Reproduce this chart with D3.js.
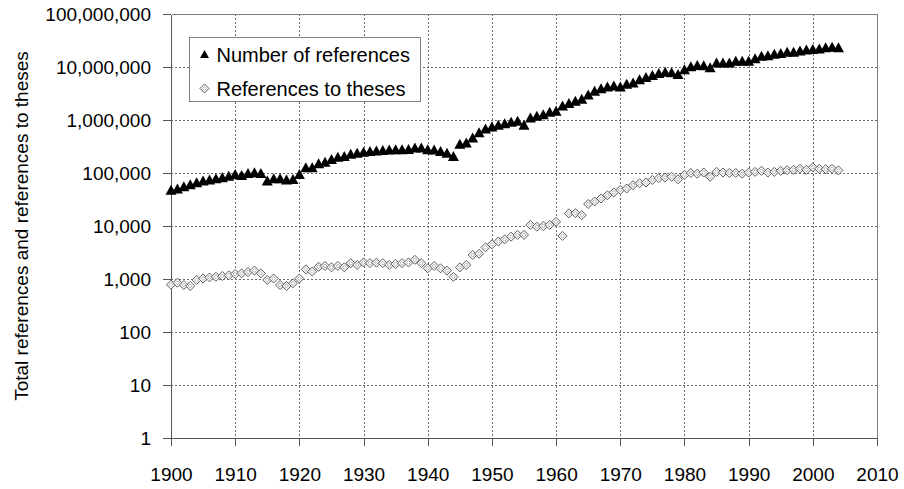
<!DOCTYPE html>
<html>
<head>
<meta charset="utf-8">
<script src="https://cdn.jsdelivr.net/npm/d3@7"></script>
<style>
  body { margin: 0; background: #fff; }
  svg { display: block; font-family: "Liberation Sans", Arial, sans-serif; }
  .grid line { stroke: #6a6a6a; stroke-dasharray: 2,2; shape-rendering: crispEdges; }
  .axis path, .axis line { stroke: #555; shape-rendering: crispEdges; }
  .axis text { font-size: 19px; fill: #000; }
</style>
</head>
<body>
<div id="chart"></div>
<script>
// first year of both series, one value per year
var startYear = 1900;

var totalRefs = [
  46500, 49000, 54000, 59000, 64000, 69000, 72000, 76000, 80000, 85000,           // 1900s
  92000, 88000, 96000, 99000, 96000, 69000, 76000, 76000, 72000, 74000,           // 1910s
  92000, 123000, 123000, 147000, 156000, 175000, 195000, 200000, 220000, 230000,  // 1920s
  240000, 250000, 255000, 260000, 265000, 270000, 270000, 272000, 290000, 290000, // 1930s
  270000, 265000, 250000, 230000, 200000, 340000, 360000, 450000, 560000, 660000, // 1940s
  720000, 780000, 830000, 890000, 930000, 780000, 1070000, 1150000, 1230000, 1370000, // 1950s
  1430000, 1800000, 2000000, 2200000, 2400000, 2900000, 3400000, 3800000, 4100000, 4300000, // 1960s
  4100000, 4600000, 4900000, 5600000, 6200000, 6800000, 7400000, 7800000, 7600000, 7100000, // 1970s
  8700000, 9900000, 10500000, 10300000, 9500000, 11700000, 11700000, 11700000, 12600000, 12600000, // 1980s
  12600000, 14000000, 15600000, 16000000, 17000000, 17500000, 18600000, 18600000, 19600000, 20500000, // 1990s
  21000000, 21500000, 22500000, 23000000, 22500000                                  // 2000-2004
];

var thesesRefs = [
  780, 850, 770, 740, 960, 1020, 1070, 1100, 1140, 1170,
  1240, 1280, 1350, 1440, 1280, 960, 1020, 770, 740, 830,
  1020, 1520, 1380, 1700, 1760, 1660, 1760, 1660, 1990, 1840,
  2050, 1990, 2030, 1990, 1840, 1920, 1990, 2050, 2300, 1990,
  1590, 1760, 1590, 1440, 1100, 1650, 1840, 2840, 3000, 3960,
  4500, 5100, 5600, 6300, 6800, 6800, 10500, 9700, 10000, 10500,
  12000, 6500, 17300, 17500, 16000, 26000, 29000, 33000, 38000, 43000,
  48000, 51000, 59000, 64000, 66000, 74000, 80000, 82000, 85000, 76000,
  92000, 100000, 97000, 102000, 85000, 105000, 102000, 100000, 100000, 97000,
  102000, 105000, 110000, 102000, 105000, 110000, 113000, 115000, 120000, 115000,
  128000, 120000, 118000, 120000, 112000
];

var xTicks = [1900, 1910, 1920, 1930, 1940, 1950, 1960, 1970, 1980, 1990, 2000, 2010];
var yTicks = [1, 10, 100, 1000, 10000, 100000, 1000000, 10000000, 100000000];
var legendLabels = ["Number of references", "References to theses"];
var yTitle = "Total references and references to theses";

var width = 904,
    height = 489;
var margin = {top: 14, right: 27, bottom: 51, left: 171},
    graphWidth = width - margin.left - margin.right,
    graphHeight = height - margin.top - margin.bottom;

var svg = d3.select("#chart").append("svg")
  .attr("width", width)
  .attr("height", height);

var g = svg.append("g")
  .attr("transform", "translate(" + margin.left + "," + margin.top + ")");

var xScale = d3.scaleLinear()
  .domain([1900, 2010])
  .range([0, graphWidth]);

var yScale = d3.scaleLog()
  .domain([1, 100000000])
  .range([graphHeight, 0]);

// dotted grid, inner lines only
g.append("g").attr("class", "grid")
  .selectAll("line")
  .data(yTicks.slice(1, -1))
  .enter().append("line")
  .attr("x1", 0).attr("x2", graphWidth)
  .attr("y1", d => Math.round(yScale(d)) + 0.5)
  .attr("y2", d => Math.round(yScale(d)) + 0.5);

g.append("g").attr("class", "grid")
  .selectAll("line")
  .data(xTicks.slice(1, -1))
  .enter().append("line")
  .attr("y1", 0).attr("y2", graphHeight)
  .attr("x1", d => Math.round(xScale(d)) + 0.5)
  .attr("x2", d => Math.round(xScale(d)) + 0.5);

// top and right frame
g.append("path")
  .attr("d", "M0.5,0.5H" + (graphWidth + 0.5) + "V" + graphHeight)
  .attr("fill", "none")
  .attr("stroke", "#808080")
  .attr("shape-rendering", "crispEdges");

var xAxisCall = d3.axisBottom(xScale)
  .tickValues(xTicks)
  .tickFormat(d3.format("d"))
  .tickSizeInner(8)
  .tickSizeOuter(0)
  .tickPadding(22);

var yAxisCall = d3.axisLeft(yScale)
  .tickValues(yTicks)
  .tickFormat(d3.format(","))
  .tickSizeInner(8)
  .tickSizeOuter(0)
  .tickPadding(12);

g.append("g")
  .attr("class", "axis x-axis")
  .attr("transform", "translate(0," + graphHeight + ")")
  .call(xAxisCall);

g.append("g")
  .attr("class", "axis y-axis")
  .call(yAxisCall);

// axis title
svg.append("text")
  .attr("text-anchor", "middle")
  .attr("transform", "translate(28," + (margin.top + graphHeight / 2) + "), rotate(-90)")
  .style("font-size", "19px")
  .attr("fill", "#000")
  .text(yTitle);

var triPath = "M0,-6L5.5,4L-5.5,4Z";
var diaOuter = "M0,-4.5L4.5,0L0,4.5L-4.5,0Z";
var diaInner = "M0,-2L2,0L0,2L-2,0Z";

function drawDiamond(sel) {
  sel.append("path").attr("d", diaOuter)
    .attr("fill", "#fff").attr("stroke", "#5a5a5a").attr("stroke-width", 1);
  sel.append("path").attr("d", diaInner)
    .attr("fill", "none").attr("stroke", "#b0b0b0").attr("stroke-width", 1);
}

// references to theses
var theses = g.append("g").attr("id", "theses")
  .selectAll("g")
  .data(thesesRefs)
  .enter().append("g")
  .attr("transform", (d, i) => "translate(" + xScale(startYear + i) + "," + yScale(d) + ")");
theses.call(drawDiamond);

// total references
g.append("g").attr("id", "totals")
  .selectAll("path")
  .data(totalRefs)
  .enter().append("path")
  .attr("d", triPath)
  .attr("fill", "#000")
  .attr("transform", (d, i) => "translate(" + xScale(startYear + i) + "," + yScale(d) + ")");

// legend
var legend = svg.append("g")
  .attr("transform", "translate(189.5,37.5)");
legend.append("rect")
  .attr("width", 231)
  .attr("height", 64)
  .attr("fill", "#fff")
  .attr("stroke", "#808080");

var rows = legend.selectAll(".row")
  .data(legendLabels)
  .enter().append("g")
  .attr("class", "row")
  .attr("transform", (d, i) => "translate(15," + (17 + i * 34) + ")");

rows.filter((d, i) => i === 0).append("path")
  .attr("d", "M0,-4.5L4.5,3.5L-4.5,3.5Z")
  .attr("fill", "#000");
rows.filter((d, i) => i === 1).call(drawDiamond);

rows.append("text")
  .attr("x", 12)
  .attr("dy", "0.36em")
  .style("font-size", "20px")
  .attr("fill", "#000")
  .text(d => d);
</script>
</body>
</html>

= Instruction =
Copy every line of the data exactly as written, excluding the pictures.

= Complete response =
Reproduce this chart with D3.js.
<!DOCTYPE html>
<html>
<head>
<meta charset="utf-8">
<script src="https://cdn.jsdelivr.net/npm/d3@7"></script>
<style>
  body { margin: 0; background: #fff; }
  svg { display: block; font-family: "Liberation Sans", Arial, sans-serif; }
  .grid line { stroke: #6a6a6a; stroke-dasharray: 2,2; shape-rendering: crispEdges; }
  .axis path, .axis line { stroke: #555; shape-rendering: crispEdges; }
  .axis text { font-size: 19px; fill: #000; }
</style>
</head>
<body>
<div id="chart"></div>
<script>
// first year of both series, one value per year
var startYear = 1900;

var totalRefs = [
  46500, 49000, 54000, 59000, 64000, 69000, 72000, 76000, 80000, 85000,           // 1900s
  92000, 88000, 96000, 99000, 96000, 69000, 76000, 76000, 72000, 74000,           // 1910s
  92000, 123000, 123000, 147000, 156000, 175000, 195000, 200000, 220000, 230000,  // 1920s
  240000, 250000, 255000, 260000, 265000, 270000, 270000, 272000, 290000, 290000, // 1930s
  270000, 265000, 250000, 230000, 200000, 340000, 360000, 450000, 560000, 660000, // 1940s
  720000, 780000, 830000, 890000, 930000, 780000, 1070000, 1150000, 1230000, 1370000, // 1950s
  1430000, 1800000, 2000000, 2200000, 2400000, 2900000, 3400000, 3800000, 4100000, 4300000, // 1960s
  4100000, 4600000, 4900000, 5600000, 6200000, 6800000, 7400000, 7800000, 7600000, 7100000, // 1970s
  8700000, 9900000, 10500000, 10300000, 9500000, 11700000, 11700000, 11700000, 12600000, 12600000, // 1980s
  12600000, 14000000, 15600000, 16000000, 17000000, 17500000, 18600000, 18600000, 19600000, 20500000, // 1990s
  21000000, 21500000, 22500000, 23000000, 22500000                                  // 2000-2004
];

var thesesRefs = [
  780, 850, 770, 740, 960, 1020, 1070, 1100, 1140, 1170,
  1240, 1280, 1350, 1440, 1280, 960, 1020, 770, 740, 830,
  1020, 1520, 1380, 1700, 1760, 1660, 1760, 1660, 1990, 1840,
  2050, 1990, 2030, 1990, 1840, 1920, 1990, 2050, 2300, 1990,
  1590, 1760, 1590, 1440, 1100, 1650, 1840, 2840, 3000, 3960,
  4500, 5100, 5600, 6300, 6800, 6800, 10500, 9700, 10000, 10500,
  12000, 6500, 17300, 17500, 16000, 26000, 29000, 33000, 38000, 43000,
  48000, 51000, 59000, 64000, 66000, 74000, 80000, 82000, 85000, 76000,
  92000, 100000, 97000, 102000, 85000, 105000, 102000, 100000, 100000, 97000,
  102000, 105000, 110000, 102000, 105000, 110000, 113000, 115000, 120000, 115000,
  128000, 120000, 118000, 120000, 112000
];

var xTicks = [1900, 1910, 1920, 1930, 1940, 1950, 1960, 1970, 1980, 1990, 2000, 2010];
var yTicks = [1, 10, 100, 1000, 10000, 100000, 1000000, 10000000, 100000000];
var legendLabels = ["Number of references", "References to theses"];
var yTitle = "Total references and references to theses";

var width = 904,
    height = 489;
var margin = {top: 14, right: 27, bottom: 51, left: 171},
    graphWidth = width - margin.left - margin.right,
    graphHeight = height - margin.top - margin.bottom;

var svg = d3.select("#chart").append("svg")
  .attr("width", width)
  .attr("height", height);

var g = svg.append("g")
  .attr("transform", "translate(" + margin.left + "," + margin.top + ")");

var xScale = d3.scaleLinear()
  .domain([1900, 2010])
  .range([0, graphWidth]);

var yScale = d3.scaleLog()
  .domain([1, 100000000])
  .range([graphHeight, 0]);

// dotted grid, inner lines only
g.append("g").attr("class", "grid")
  .selectAll("line")
  .data(yTicks.slice(1, -1))
  .enter().append("line")
  .attr("x1", 0).attr("x2", graphWidth)
  .attr("y1", d => Math.round(yScale(d)) + 0.5)
  .attr("y2", d => Math.round(yScale(d)) + 0.5);

g.append("g").attr("class", "grid")
  .selectAll("line")
  .data(xTicks.slice(1, -1))
  .enter().append("line")
  .attr("y1", 0).attr("y2", graphHeight)
  .attr("x1", d => Math.round(xScale(d)) + 0.5)
  .attr("x2", d => Math.round(xScale(d)) + 0.5);

// top and right frame
g.append("path")
  .attr("d", "M0.5,0.5H" + (graphWidth + 0.5) + "V" + graphHeight)
  .attr("fill", "none")
  .attr("stroke", "#808080")
  .attr("shape-rendering", "crispEdges");

var xAxisCall = d3.axisBottom(xScale)
  .tickValues(xTicks)
  .tickFormat(d3.format("d"))
  .tickSizeInner(8)
  .tickSizeOuter(0)
  .tickPadding(22);

var yAxisCall = d3.axisLeft(yScale)
  .tickValues(yTicks)
  .tickFormat(d3.format(","))
  .tickSizeInner(8)
  .tickSizeOuter(0)
  .tickPadding(12);

g.append("g")
  .attr("class", "axis x-axis")
  .attr("transform", "translate(0," + graphHeight + ")")
  .call(xAxisCall);

g.append("g")
  .attr("class", "axis y-axis")
  .call(yAxisCall);

// axis title
svg.append("text")
  .attr("text-anchor", "middle")
  .attr("transform", "translate(28," + (margin.top + graphHeight / 2) + "), rotate(-90)")
  .style("font-size", "19px")
  .attr("fill", "#000")
  .text(yTitle);

var triPath = "M0,-6L5.5,4L-5.5,4Z";
var diaOuter = "M0,-4.5L4.5,0L0,4.5L-4.5,0Z";
var diaInner = "M0,-2L2,0L0,2L-2,0Z";

function drawDiamond(sel) {
  sel.append("path").attr("d", diaOuter)
    .attr("fill", "#fff").attr("stroke", "#5a5a5a").attr("stroke-width", 1);
  sel.append("path").attr("d", diaInner)
    .attr("fill", "none").attr("stroke", "#b0b0b0").attr("stroke-width", 1);
}

// references to theses
var theses = g.append("g").attr("id", "theses")
  .selectAll("g")
  .data(thesesRefs)
  .enter().append("g")
  .attr("transform", (d, i) => "translate(" + xScale(startYear + i) + "," + yScale(d) + ")");
theses.call(drawDiamond);

// total references
g.append("g").attr("id", "totals")
  .selectAll("path")
  .data(totalRefs)
  .enter().append("path")
  .attr("d", triPath)
  .attr("fill", "#000")
  .attr("transform", (d, i) => "translate(" + xScale(startYear + i) + "," + yScale(d) + ")");

// legend
var legend = svg.append("g")
  .attr("transform", "translate(189.5,37.5)");
legend.append("rect")
  .attr("width", 231)
  .attr("height", 64)
  .attr("fill", "#fff")
  .attr("stroke", "#808080");

var rows = legend.selectAll(".row")
  .data(legendLabels)
  .enter().append("g")
  .attr("class", "row")
  .attr("transform", (d, i) => "translate(15," + (17 + i * 34) + ")");

rows.filter((d, i) => i === 0).append("path")
  .attr("d", "M0,-4.5L4.5,3.5L-4.5,3.5Z")
  .attr("fill", "#000");
rows.filter((d, i) => i === 1).call(drawDiamond);

rows.append("text")
  .attr("x", 12)
  .attr("dy", "0.36em")
  .style("font-size", "20px")
  .attr("fill", "#000")
  .text(d => d);
</script>
</body>
</html>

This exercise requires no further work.